Ошеломлен тем, как мало он раскаивается.
Но больше всего, я поражен тем, что он считает меня таким же, как он.
У меня могут быть свои недостатки, но я не буду скрываться за деньгами в боязни возмездия.
- Они могут разбираться со всем, чем хотят. Мне нечего скрывать и нечего стыдиться.
- Да неужели? Ты трахаешь свою пациентку.
Ну не могу сдержаться. Правда, не могу. Я просто делаю это.
Я тянусь над столом и пару раз ударяю его в лицо.
- Не смей говорить о ней, - ору я, пока кто-то оттаскивает меня от этого бесполезного, валяющегося куска дерьма, которого я с такой гордостью называл отцом.
- Уведите отсюда отца, - кричит Свинни какому-то офицеру.
Я сажусь обратно и пытаюсь вытянуть правую руку, но вздрагиваю от боли. Неа, я определенно что-то сломал.
- Что, черт возьми, произошло? - спрашивает Свинни.
- Я обнаружил, что моя так называемая «семья» - сплошное вранье, - сквозь зубы говорю я.
- Имеет ли это отношение к вашему брату? - он садится.
- Да. И вам необходимо записать мои показания.
Входит парамедик, чтобы осмотреть мою руку, бинтует ее и говорит о том, что мне надо поехать в больницу и сделать рентген.

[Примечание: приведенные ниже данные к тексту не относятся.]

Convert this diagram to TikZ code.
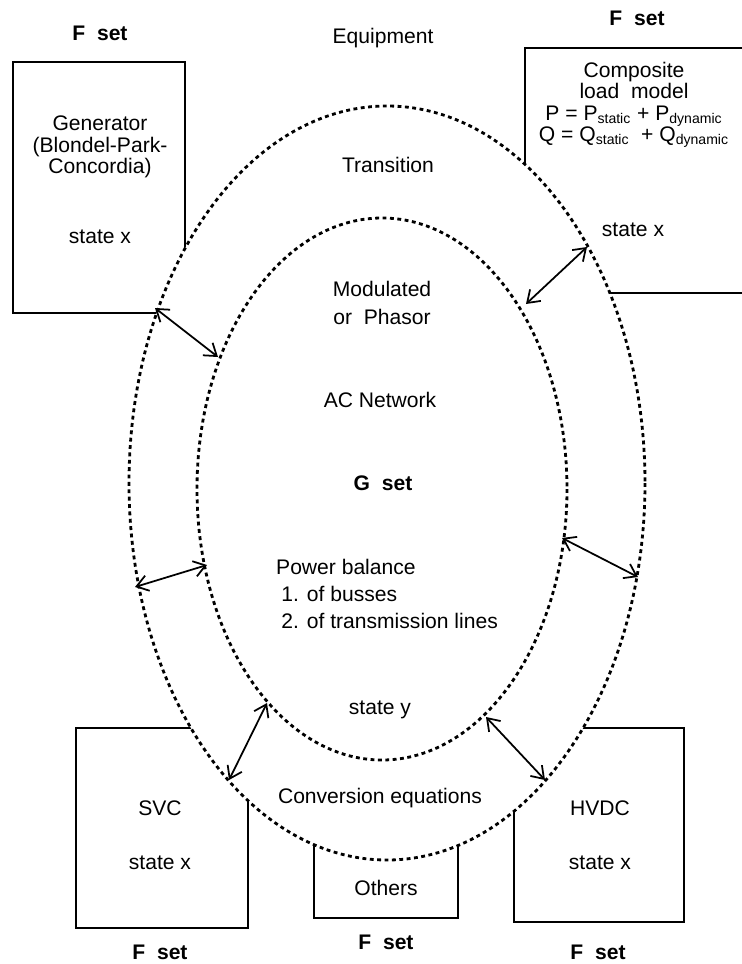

Несмотря на боль, я предпочитаю сначала дать показания. Свинни выходит из комнаты, а высокий, невзрачный мужчина входит.
Он представляется детективом Харрисоном. Харрисон поворачивается посмотреть в зеркало и кивает, должно быть, это сигнал к началу записи.

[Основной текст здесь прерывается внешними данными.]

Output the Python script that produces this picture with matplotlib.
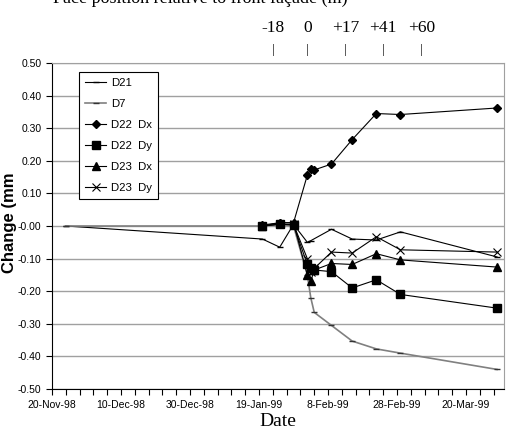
import numpy as np
import matplotlib
matplotlib.use("Agg")
import matplotlib.pyplot as plt
import matplotlib.transforms as mtransforms

plt.rcParams['font.family'] = ['Liberation Sans', 'DejaVu Sans']

# D21 and D7 - continuous readings
d21_dates = ['1998-11-24', '1999-01-20', '1999-01-25', '1999-01-29', '1999-02-02', '1999-02-03',
             '1999-02-09', '1999-02-15', '1999-02-22', '1999-03-01', '1999-03-29']
d21_vals = [0.00, -0.04, -0.065, 0.005, -0.05, -0.045, -0.01, -0.04, -0.043, -0.018, -0.095]

d7_dates = ['1998-11-24', '1999-01-20', '1999-01-25', '1999-01-29', '1999-02-02', '1999-02-03',
            '1999-02-04', '1999-02-09', '1999-02-15', '1999-02-22', '1999-03-01', '1999-03-29']
d7_vals = [0.00, 0.00, 0.005, 0.0, -0.15, -0.22, -0.265, -0.305, -0.353, -0.377, -0.39, -0.44]

# D22 / D23 survey points
pt_dates = ['1999-01-20', '1999-01-25', '1999-01-29', '1999-02-02', '1999-02-03', '1999-02-04',
            '1999-02-09', '1999-02-15', '1999-02-22', '1999-03-01', '1999-03-29']
d22_dx = [0.003, 0.01, 0.01, 0.156, 0.175, 0.172, 0.19, 0.265, 0.345, 0.342, 0.362]
d22_dy = [0.0, 0.006, 0.003, -0.118, -0.13, -0.135, -0.14, -0.19, -0.165, -0.21, -0.252]
d23_dx = [0.0, 0.01, 0.01, -0.15, -0.17, -0.135, -0.115, -0.118, -0.085, -0.104, -0.126]
d23_dy = [0.0, 0.005, 0.005, -0.10, -0.14, -0.13, -0.08, -0.083, -0.033, -0.073, -0.08]

# face position markers along the top
face_dates = ['1999-01-23', '1999-02-02', '1999-02-13', '1999-02-24', '1999-03-07']
face_labels = ['-18', '0', '+17', '+41', '+60']

d21_t = np.array(d21_dates, dtype='datetime64[D]')
d7_t = np.array(d7_dates, dtype='datetime64[D]')
pt_t = np.array(pt_dates, dtype='datetime64[D]')

fig = plt.figure(figsize=(5.13, 4.36), dpi=100)
ax = fig.add_axes([52/513, 1-389/436, 452/513, 326/436])

ax.plot(d21_t, d21_vals, color='black', lw=0.8, marker='_', ms=4, mew=1, label='D21')
ax.plot(d7_t, d7_vals, color='#808080', lw=1.2, marker='_', ms=4, mew=1, mec='#333333', label='D7')
ax.plot(pt_t, d22_dx, color='black', lw=0.8, marker='D', ms=4.5, label='D22  Dx')
ax.plot(pt_t, d22_dy, color='black', lw=0.8, marker='s', ms=5.5, label='D22  Dy')
ax.plot(pt_t, d23_dx, color='black', lw=0.8, marker='^', ms=6, label='D23  Dx')
ax.plot(pt_t, d23_dy, color='black', lw=0.8, marker='x', ms=6, mew=0.8, label='D23  Dy')

start = np.datetime64('1998-11-20')
ax.set_xlim(start, np.datetime64('1999-03-31'))
ax.set_ylim(-0.5, 0.5)

major = start + np.arange(0, 121, 20)
ax.set_xticks(major)
ax.set_xticklabels([f"{d.day}-{d.strftime('%b-%y')}" for d in major.astype(object)], fontsize=7.5)
ax.set_xticks(start + np.arange(0, 132, 4), minor=True)
ax.tick_params(axis='x', which='both', direction='out', length=4, width=0.8, pad=4)

ax.set_yticks(np.arange(-0.5, 0.51, 0.1))
ax.set_yticklabels([f"{v:.2f}" for v in np.arange(-0.5, 0.51, 0.1)], fontsize=7.5)
ax.tick_params(axis='y', direction='out', length=4, width=0.8)
ax.yaxis.grid(True, color='#a0a0a0', lw=1)
ax.set_axisbelow(True)

ax.spines['top'].set_color('#a0a0a0')
ax.spines['right'].set_color('#a0a0a0')

ax.set_xlabel('Date', family='Liberation Serif', fontsize=14, labelpad=2)
fig.text(10/513, 1-223/436, 'Change (mm', rotation=90, fontsize=12, fontweight='bold',
         ha='center', va='center')

leg = ax.legend(loc='upper left', bbox_to_anchor=(27/452, 1-9/326), borderaxespad=0,
                fontsize=8.2, frameon=True, fancybox=False, edgecolor='black', framealpha=1,
                handlelength=1.9, handletextpad=0.4, labelspacing=0.97, borderpad=0.5)
leg.get_frame().set_linewidth(0.8)

# face position annotations
trans = mtransforms.blended_transform_factory(ax.transData, fig.transFigure)
for d, lab in zip(np.array(face_dates, dtype='datetime64[D]'), face_labels):
    ax.text(d, 1-28/436, lab, transform=trans, ha='center', va='center',
            family='Liberation Serif', fontsize=12.5)
    ax.text(d, 1-50/436, '|', transform=trans, ha='center', va='center',
            family='Liberation Serif', fontsize=9)
fig.text(53/513, 1-3/436, 'Face position relative to front façade (m)', ha='left', va='baseline',
         family='Liberation Serif', fontsize=13)

fig.savefig('out.png', dpi=100)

Первоначальные вопросы по установлению личности дают мне время успокоиться и обдумать то, что мне надо рассказать полиции.
- Расскажите мне об Оскаре, - начинает детектив Харрис.

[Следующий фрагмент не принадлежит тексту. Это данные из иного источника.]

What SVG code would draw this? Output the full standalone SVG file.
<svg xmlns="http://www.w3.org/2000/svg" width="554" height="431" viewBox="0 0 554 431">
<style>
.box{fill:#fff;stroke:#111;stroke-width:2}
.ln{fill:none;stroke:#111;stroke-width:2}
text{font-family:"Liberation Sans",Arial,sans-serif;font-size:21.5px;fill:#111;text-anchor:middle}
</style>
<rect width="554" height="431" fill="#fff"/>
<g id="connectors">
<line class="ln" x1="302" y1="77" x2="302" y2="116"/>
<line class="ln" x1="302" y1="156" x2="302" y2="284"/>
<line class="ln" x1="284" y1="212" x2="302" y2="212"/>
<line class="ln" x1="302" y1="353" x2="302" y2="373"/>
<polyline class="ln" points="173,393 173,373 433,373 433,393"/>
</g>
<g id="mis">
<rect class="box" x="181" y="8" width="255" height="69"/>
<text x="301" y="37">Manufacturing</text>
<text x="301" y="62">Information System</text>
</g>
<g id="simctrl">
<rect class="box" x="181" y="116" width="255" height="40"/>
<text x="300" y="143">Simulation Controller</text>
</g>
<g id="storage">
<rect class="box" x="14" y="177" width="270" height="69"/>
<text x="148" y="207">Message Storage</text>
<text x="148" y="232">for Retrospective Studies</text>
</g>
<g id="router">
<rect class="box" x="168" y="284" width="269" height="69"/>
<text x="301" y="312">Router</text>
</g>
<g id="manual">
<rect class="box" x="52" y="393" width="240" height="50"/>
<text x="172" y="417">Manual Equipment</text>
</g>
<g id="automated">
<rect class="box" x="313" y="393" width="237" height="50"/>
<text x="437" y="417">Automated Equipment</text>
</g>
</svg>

- Я только что узнал, что все это началось, когда он был семнадцатилетним подростком.
А теперь об этом узнает весь остальной мир.
Глава 29
Я слышу гудок и людей, разговаривающих рядом со мной. Мои глаза распахиваются и тотчас закрываются, протестуя против яркости и сияния.
- Детка. - Я сразу понимаю, что это Доминик. Его рука накрывает мою и мягко сжимает ее. Я чувствую его тепло, слегка влажные губы, нежно касающиеся тыльной стороны моей ладони мягким поцелуем. - Ты меня слышишь? - спрашивает он, снова целуя мою руку.
- Угу, - это единственное, что я могу из себя выдавить. Горло пересохло и такое ощущение, что его затерли наждачкой. Глотать больно.
- Я здесь, моя красавица Эйлин. Я рядом.
Мои глаза снова распахиваются и медленно привыкают к яркости комнаты. Она маленькая и стерильная, с пустыми белыми стенами и большим окном, выходящим на стоянку. Стекло затонировано, но солнце на улице такое яркое, весело светит, освещая всех своими великолепными лучами.